If you would like to export to CSV, you can take a look at the write_log_data function in the __main__.py file. This function is used to export the data when calling the module directly using “python3 -m ammeter_logger …” 

(property) AmmeterRecvSerial.ammeter_status() 

The status property will clear the currently cached status and query the microcontroller for an updated status. The data will be returned as a dict with the following: 

{ 
	‘status’: (string showing the current status: RUNNING, NOINIT, INITIALIZING, READY) 
	‘timeout’: (number of seconds remaining in initialization or run if applicable else 0), 
	‘noinit_pin’: (if status is NOINIT, reports the input pin that isn’t initialized, else None) 
} 

(property) AmmeterRecvSerial.ammeter_initialized() 

Returns a True / False after querying the microcontroller for a status. 

(property) AmmeterRecvSerial.ammeter_running() 

Returns a True / False after querying the microcontroller for a status. 

(property) AmmeterRecvSerial.ammeter_ready() 

Returns a True / False after querying the microcontroller for a status. 

(property) AmmeterRecvSerial.ammeter_config() 

Returns the configuration from the microcontroller in the following format: 

{ 
	‘interval’: (read interval in milliseconds) 
	‘timeout’: (timeout for reading data in seconds) 
	‘init_timeout’: (timeout for initializing the ADC sensor and creating the baseline) 
	‘pins’: [ (list of pins to read data from) 
		{ 
			‘pin’: (pin number on the microcontroller) 
			‘name’:  (friendly name to use for the sensor on this pin) 
			‘baseline’: (baseline ‘0’ calculated after the initialization) 
	] 
} 

(property+setter) AmmeterRecvSerial.ammeter_interval() 

The property and setter can be used to get the currently configured read interval and to set a new read interval. After setting the interval, the setter will check the interval from the microcontroller to ensure that the configuration was accepted. True is returned from the setter if the value was successfully applied, false if not. 
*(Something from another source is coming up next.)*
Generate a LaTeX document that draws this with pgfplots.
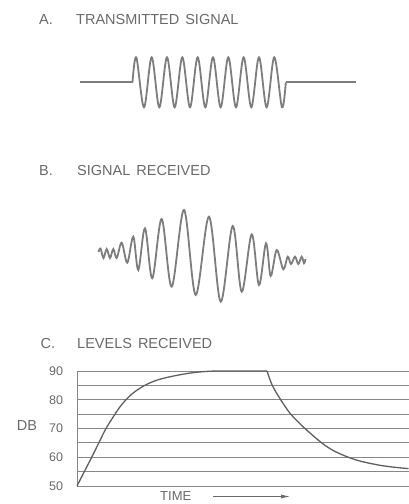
\documentclass[border=0pt]{standalone}
\usepackage{fontspec}
\setmainfont{Liberation Sans}
\usepackage{pgfplots}
\pgfplotsset{compat=1.18}
\usetikzlibrary{arrows.meta}
\definecolor{inkgray}{RGB}{105,105,105}
\definecolor{wavegray}{RGB}{125,125,125}
\definecolor{gridgray}{RGB}{135,135,135}
\definecolor{curvegray}{RGB}{95,95,95}
\begin{document}
\begin{tikzpicture}[x=1pt,y=1pt]
\path[use as bounding box] (0,0) rectangle (409,504);
% ---------- Panels A and B (axis in pixel units) ----------
\begin{axis}[
  at={(0pt,0pt)}, anchor=south west,
  scale only axis, width=409pt, height=504pt,
  xmin=0, xmax=409, ymin=0, ymax=504,
  hide axis, clip=false,
]
% A: transmitted signal
\addplot[wavegray, line width=1.8pt] coordinates {(80,421.7) (132.5,421.7)};
\addplot[wavegray, line width=1.8pt, smooth, tension=0.55] coordinates {
(132.5,421.7) (136.33,446.7) (144.00,396.7) (151.66,446.7) (159.33,396.7)
(166.99,446.7) (174.66,396.7) (182.32,446.7) (189.99,396.7) (197.65,446.7)
(205.32,396.7) (212.98,446.7) (220.65,396.7) (228.31,446.7) (235.98,396.7)
(243.64,446.7) (251.31,396.7) (258.97,446.7) (266.64,396.7) (274.30,446.7)
(281.97,396.7) (285.8,421.7)};
\addplot[wavegray, line width=1.8pt] coordinates {(285.8,421.7) (356,421.7)};
% B: signal received
\addplot[wavegray, line width=1.8pt, smooth, tension=0.55] coordinates {
(98.5,252) (100.5,255.5) (103.5,246) (106.7,255) (110,246) (113.3,255)
(116.7,246) (121.7,261.3) (127.3,241.3) (133.3,267.3) (138.3,234)
(145,275.7) (152.3,225.7) (161.7,285) (171.7,217.3) (184,294)
(195.7,209) (209,287.3) (220.7,202.3) (232.7,278) (241.7,212.3)
(251.7,269.7) (259,219) (266,260.7) (270.7,228) (276.7,254)
(283.3,234.7) (287.7,247.3) (291,240) (295,247.3) (298.3,240)
(301.7,247.3) (304,240.7) (305.5,245)};
% titles
\node[anchor=base west, text=inkgray, font=\fontsize{14.5}{17}\selectfont, inner sep=0pt] at (axis cs:39,479) {A.};
\node[anchor=base west, text=inkgray, font=\fontsize{14.5}{17}\selectfont, inner sep=0pt] at (axis cs:76,479) {TRANSMITTED\hspace{2pt} SIGNAL};
\node[anchor=base west, text=inkgray, font=\fontsize{14.5}{17}\selectfont, inner sep=0pt] at (axis cs:39,328) {B.};
\node[anchor=base west, text=inkgray, font=\fontsize{14.5}{17}\selectfont, inner sep=0pt] at (axis cs:77,328) {SIGNAL\hspace{2pt} RECEIVED};
\node[anchor=base west, text=inkgray, font=\fontsize{14.5}{17}\selectfont, inner sep=0pt] at (axis cs:40.5,155) {C.};
\node[anchor=base west, text=inkgray, font=\fontsize{14.5}{17}\selectfont, inner sep=0pt] at (axis cs:77,155) {LEVELS\hspace{2pt} RECEIVED};
\node[anchor=base west, text=inkgray, font=\fontsize{14.5}{17}\selectfont, inner sep=0pt] at (axis cs:16.7,73) {DB};
\node[anchor=base west, text=inkgray, font=\fontsize{13}{15}\selectfont, inner sep=0pt] at (axis cs:160,4) {TIME};
\draw[inkgray, line width=0.8pt, -{Latex[length=9pt,width=4pt]}] (axis cs:213,7.5) -- (axis cs:290,7.5);
\end{axis}
% ---------- Panel C ----------
\begin{axis}[
  at={(77pt,18pt)}, anchor=south west,
  scale only axis, width=332pt, height=115pt,
  xmin=0, xmax=332, ymin=50, ymax=90,
  axis lines=left, axis line style={-, gridgray, line width=0.9pt},
  xtick=\empty,
  ytick={50,55,...,90},
  yticklabels={50,,60,,70,,80,,90},
  major tick length=0pt,
  ymajorgrids, grid style={gridgray, line width=0.9pt},
  yticklabel style={text=inkgray, font=\fontsize{12.5}{14}\selectfont, xshift=-10.5pt},
  /pgf/number format/assume math mode=true,
  clip=false,
]
\addplot[curvegray, line width=1.3pt, smooth, tension=0.5] coordinates {
(0,50) (7.3,55) (14.7,60) (21.8,65) (29,70) (38,75) (42.9,77.5) (49,80) (56.7,82.5)
(67.7,85) (81.5,87) (100,88.5) (118,89.5) (140,90) (190,90)};
\addplot[curvegray, line width=1.3pt, smooth, tension=0.5] coordinates {
(190,90) (195.3,85) (203.7,80) (213.7,75) (228,70) (244.7,65) (257,62.2) (271.3,60)
(285,58.5) (303,57.2) (318,56.5) (331.5,56.05)};
\end{axis}
\end{tikzpicture}
\end{document}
AmmeterRecvSerial.ammeter_init() 

Requests the initialization to run on the microcontroller. This is intended to get a zero baseline, so there should be no load on the sensor prior to running the initialization. The initialization will run for the ‘init_timeout’ length in seconds from the configuration (see above). 

AmmeterRecvSerial.ammeter_start() 

Requests the microcontroller to start the read. Once the read is started, the microcontroller will start returning data at each read interval that the receiver will need to record and store. The microcontroller does not maintain any data beyond the last few reads needed to create an average. 

AmmeterRecvSerial.ammeter_stop() 

Requests the microcontroller to stop any read currently in progress. The microcontroller may take 1-2 read intervals to stop and return the final stop message. 

AmmeterRecvSerial.ammeter_current() 

Requests the microcontroller to perform a single read. The single read will still make multiple reads based on the configuration, will discard the highest and lowest value, then average and return the result. 

AmmeterRecvSerial._ammeter_read() 

This is an internal use function that runs as a thread to check the serial ports input queue every 100ms for received data. 

AmmeterRecvSerial._ammeter_parse_read_line() 

This is an internal use function that will parse any data that has been received on the serial port. This function will parse the return data to determine what type of message was received, then store the data.